**Material:**

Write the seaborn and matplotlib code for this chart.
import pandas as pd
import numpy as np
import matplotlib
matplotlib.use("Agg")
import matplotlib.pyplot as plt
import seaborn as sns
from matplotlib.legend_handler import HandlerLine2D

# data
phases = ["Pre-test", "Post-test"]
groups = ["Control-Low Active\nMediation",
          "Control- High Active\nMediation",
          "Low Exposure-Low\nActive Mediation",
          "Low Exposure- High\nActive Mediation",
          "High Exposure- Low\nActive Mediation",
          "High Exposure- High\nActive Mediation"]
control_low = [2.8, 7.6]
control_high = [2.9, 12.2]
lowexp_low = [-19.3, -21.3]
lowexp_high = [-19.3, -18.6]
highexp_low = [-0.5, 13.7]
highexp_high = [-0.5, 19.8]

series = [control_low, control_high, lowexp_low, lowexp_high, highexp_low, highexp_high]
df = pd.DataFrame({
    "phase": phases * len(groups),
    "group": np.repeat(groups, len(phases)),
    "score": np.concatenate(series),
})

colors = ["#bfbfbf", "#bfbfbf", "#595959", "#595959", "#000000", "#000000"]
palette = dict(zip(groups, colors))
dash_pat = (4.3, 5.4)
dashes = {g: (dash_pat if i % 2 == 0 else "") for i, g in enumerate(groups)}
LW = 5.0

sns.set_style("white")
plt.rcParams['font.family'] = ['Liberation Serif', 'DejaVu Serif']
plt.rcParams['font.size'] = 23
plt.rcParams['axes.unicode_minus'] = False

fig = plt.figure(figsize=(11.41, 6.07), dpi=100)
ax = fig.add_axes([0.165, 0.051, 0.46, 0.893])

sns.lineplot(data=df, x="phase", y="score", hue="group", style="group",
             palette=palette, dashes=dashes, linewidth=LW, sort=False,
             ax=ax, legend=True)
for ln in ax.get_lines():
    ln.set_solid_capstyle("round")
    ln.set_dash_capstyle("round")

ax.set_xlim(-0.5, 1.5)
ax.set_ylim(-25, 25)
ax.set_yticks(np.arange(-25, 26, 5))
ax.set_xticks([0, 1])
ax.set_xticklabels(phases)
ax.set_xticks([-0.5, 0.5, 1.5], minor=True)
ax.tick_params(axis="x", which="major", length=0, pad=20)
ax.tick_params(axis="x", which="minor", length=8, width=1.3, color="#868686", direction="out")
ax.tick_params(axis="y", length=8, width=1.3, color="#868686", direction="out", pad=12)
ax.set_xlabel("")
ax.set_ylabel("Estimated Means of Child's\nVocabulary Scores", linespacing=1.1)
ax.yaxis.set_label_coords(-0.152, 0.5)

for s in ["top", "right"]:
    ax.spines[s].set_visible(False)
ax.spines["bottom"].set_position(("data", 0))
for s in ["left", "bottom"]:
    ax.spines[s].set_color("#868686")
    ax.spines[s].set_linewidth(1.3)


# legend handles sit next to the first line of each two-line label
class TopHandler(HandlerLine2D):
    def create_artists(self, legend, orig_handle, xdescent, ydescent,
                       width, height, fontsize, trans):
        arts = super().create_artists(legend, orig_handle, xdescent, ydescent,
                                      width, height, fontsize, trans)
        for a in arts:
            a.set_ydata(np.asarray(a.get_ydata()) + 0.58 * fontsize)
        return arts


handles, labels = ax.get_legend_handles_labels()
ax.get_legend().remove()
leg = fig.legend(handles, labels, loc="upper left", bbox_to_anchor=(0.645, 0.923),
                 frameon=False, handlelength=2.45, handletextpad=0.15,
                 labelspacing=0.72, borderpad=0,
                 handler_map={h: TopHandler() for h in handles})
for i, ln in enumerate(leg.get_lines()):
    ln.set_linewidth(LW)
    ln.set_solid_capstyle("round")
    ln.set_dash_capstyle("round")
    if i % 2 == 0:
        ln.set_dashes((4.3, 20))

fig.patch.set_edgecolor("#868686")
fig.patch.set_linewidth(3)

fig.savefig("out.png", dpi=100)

**Stated problem:** Using the material above, quote the first line and each line after it, stopping at and including the line that holds "highexp_high = [-0.5, 19.8]".

**Response:**
Write the seaborn and matplotlib code for this chart.
import pandas as pd
import numpy as np
import matplotlib
matplotlib.use("Agg")
import matplotlib.pyplot as plt
import seaborn as sns
from matplotlib.legend_handler import HandlerLine2D

# data
phases = ["Pre-test", "Post-test"]
groups = ["Control-Low Active\nMediation",
          "Control- High Active\nMediation",
          "Low Exposure-Low\nActive Mediation",
          "Low Exposure- High\nActive Mediation",
          "High Exposure- Low\nActive Mediation",
          "High Exposure- High\nActive Mediation"]
control_low = [2.8, 7.6]
control_high = [2.9, 12.2]
lowexp_low = [-19.3, -21.3]
lowexp_high = [-19.3, -18.6]
highexp_low = [-0.5, 13.7]
highexp_high = [-0.5, 19.8]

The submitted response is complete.